- Born: Wullah Mei Ok Kim June 30, 1917 Orange County, California, U.S.
- Died: December 23, 2016 (aged 99) Vashon Island, Washington, U.S.
- Education: Chouinard Art Institute
- Known for: Costume designer
- Spouse: William Pène du Bois ​ ​(m. 1955; died 1993)​;

= Willa Kim =

American costume designer (1917–2016)

Wullah Mei Ok Kim (Korean:김월라; Hanja:金月羅; June 30, 1917 – December 23, 2016), known as Willa Kim, was an American costume designer for stage, dance, and film.

==Life and career==
Kim was born near Santa Ana, California in 1917 and graduated Belmont High School in 1935 where she was an art editor for the 1935 Campanile (Belmont's yearbook). The end sheets of the yearbook are free hand drawings of her impressions of high school life atop Crown Hill (the site of Belmont High School).

For her post-secondary education, she attended Chouinard Art Institute (now the California Institute of the Arts) on a scholarship. Upon graduation, she worked for designer Raoul Pene du Bois in the film industry but soon started designing for the theatre.

Kim designed costumes for Broadway shows, winning Tony Awards for her costume designs for The Will Rogers Follies and Sophisticated Ladies. She received an additional four Tony Award nominations and won the Drama Desk Award for Outstanding Costume Design twice.

Kim designed costumes for the American Ballet Theatre as well as other dance companies, including more than 50 works for Eliot Feld. Furthermore, in 2007 Kim was inducted into the American Theater Hall of Fame, making her one of only a handful of costume designers so honored. Her other Broadway credits include Bosoms and Neglect.

In 2003 Kim received the 'Patricia Zipprodt Award for Innovative Costume Design' from the Fashion Institute of Technology. In 2005 she received the Distinguished Achievement Award for Costume Design from the United States Institute for Theatre Technology.

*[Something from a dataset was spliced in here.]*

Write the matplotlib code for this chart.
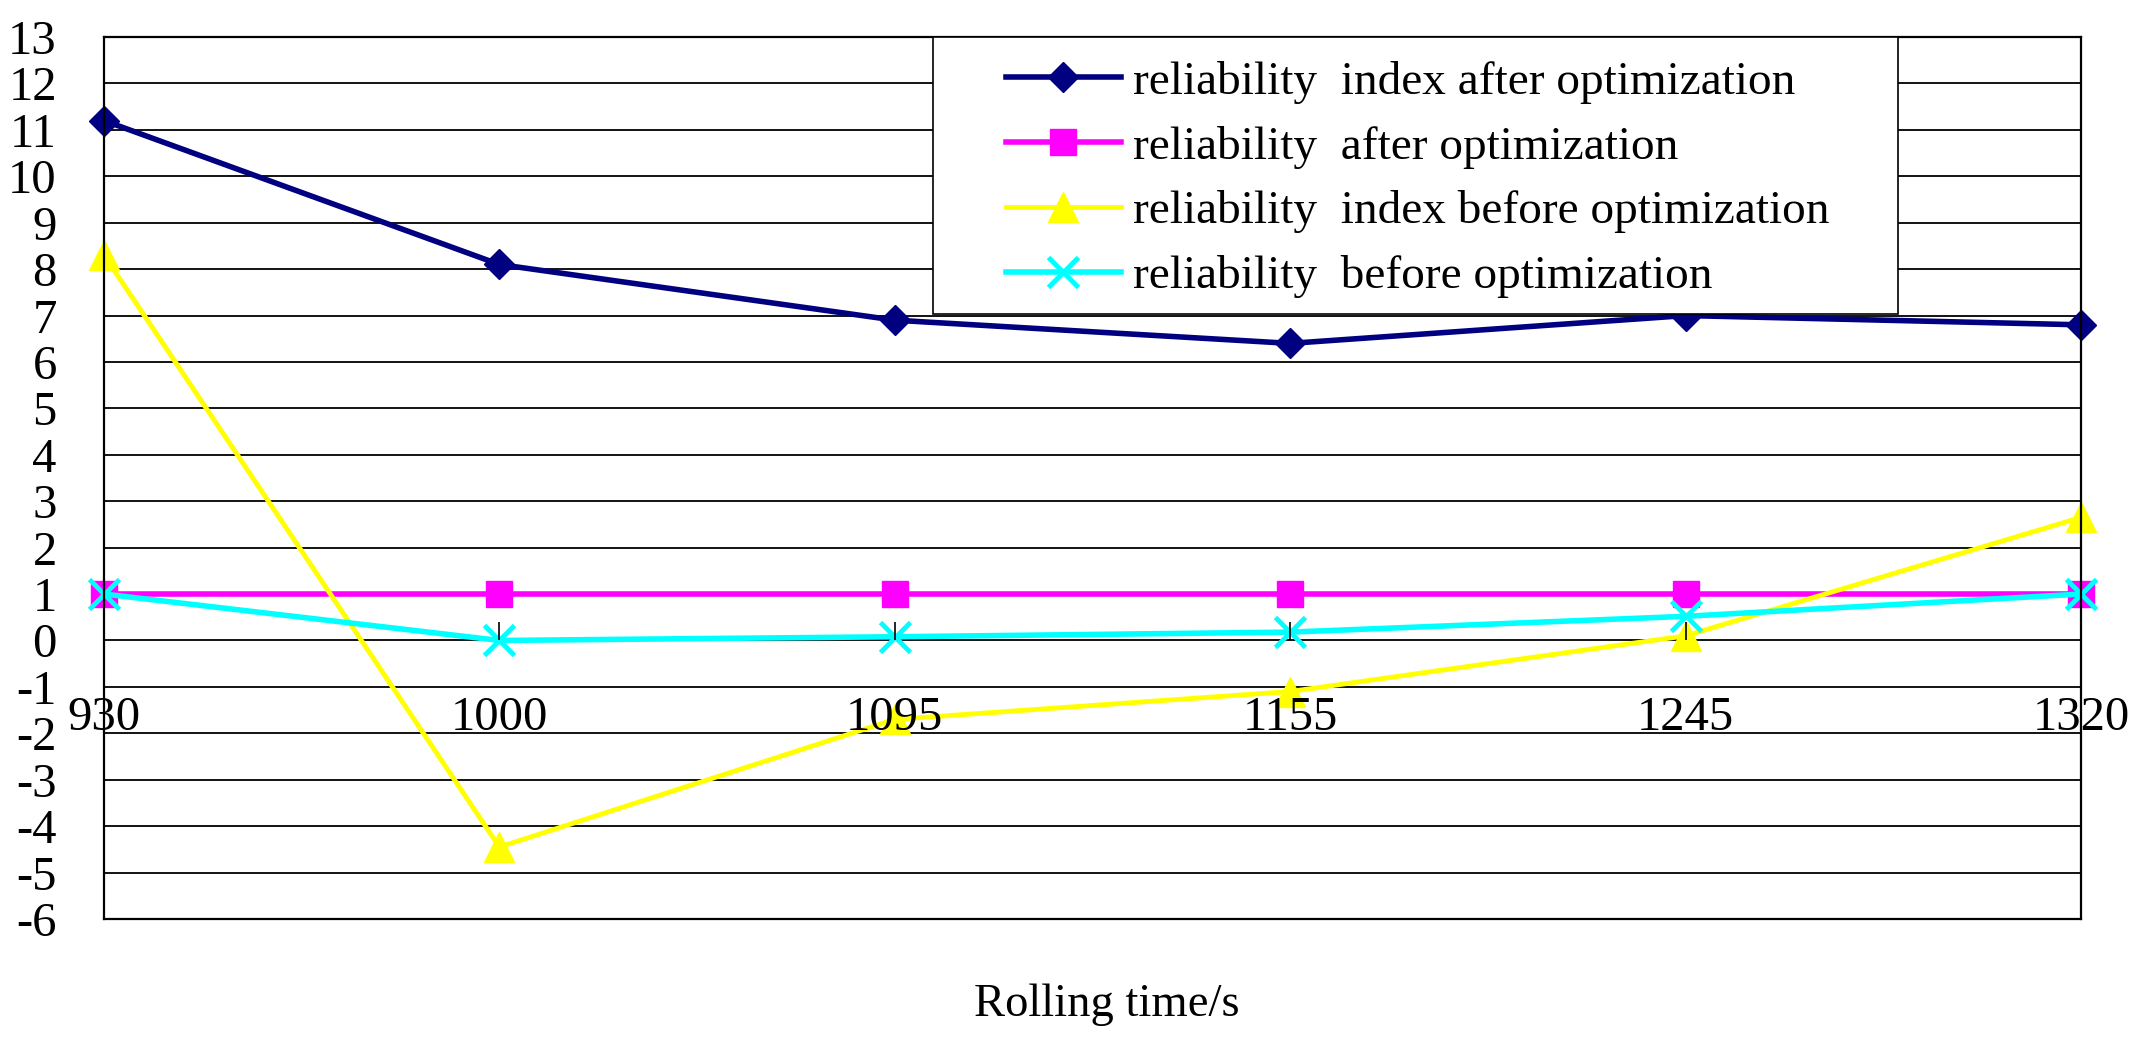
import numpy as np
import matplotlib
matplotlib.use('Agg')
import matplotlib.pyplot as plt
from matplotlib.patches import Rectangle

plt.rcParams['font.family'] = ['Liberation Serif', 'DejaVu Serif']
plt.rcParams['axes.unicode_minus'] = False

# rolling times (categories) and the four series
categories = ['930', '1000', '1095', '1155', '1245', '1320']
index_after = [11.2, 8.1, 6.9, 6.4, 7.0, 6.8]
rel_after = [1.0, 1.0, 1.0, 1.0, 1.0, 1.0]
index_before = [8.3, -4.45, -1.7, -1.1, 0.1, 2.65]
rel_before = [1.0, 0.0, 0.08, 0.18, 0.52, 1.0]
labels = ['reliability  index after optimization',
          'reliability  after optimization',
          'reliability  index before optimization',
          'reliability  before optimization']
yticks = list(range(-6, 14))

x = np.arange(len(categories))

fig = plt.figure(figsize=(21.4, 10.43), dpi=100)
ax = fig.add_axes([0.0486, 0.1189, 0.9238, 0.8456])

l1, = ax.plot(x, index_after, color='#000080', lw=4, marker='D', ms=15,
              mec='#000080', mfc='#000080', clip_on=False)
l2, = ax.plot(x, rel_after, color='#FF00FF', lw=4, marker='s', ms=18.5,
              mec='#FF00FF', mfc='#FF00FF', clip_on=False)
l3, = ax.plot(x, index_before, color='#FFFF00', lw=3.5, marker='^', ms=22,
              mec='#FFFF00', mfc='#FFFF00', clip_on=False)
l4, = ax.plot(x, rel_before, color='#00FFFF', lw=4, marker='x', ms=21,
              mew=3.5, mec='#00FFFF', clip_on=False)

ax.set_xlim(0, len(categories) - 1)
ax.set_ylim(-6, 13)
ax.set_yticks(yticks)
ax.yaxis.grid(True, color='black', lw=1.3)
ax.tick_params(axis='y', length=0, pad=34, labelsize=35)
ax.tick_params(axis='x', bottom=False, labelbottom=False)
for sp in ax.spines.values():
    sp.set_color('black')
    sp.set_linewidth(1.6)

# category axis crosses at y = 0, labels hang below it
sec = ax.secondary_xaxis(6 / 19)
sec.set_xticks(x, categories)
sec.spines['bottom'].set_visible(False)
sec.tick_params(axis='x', direction='in', length=13, width=1.2, pad=40,
                labelsize=35, colors='black')
sec.set_zorder(3)

# legend box
ax.add_patch(Rectangle((0.4193, 0.686), 0.4881, 0.314, transform=ax.transAxes,
                       facecolor='white', edgecolor='black', lw=1.2, zorder=4))
leg = ax.legend([l1, l2, l3, l4], labels, loc='upper left',
                bbox_to_anchor=(0.4563, 0.973), frameon=False, fontsize=34,
                handlelength=2.43, handletextpad=0.26, labelspacing=0.46,
                borderpad=0, borderaxespad=0)
leg.set_zorder(5)

fig.text(0.517, 0.0262, 'Rolling time/s', fontsize=33.6, ha='center',
         va='baseline')

fig.savefig('out.png', dpi=100)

Kim died on December 23, 2016, at the age of 99.

==Family==

In 1955, Kim married children's book illustrator and Paris Review co-founder William Pene du Bois.
Kim's brother, Colonel Young Oak Kim, was a highly decorated U.S. Army combat veteran of World War II and the Korean War; he was honored on October 6, 2009, in a special ceremony at the Young Oak Kim Academy, named in his honor.

==Bibliography==
- The Designs of Willa Kim (2005) by Bobbi Owen (ISBN 1933348003)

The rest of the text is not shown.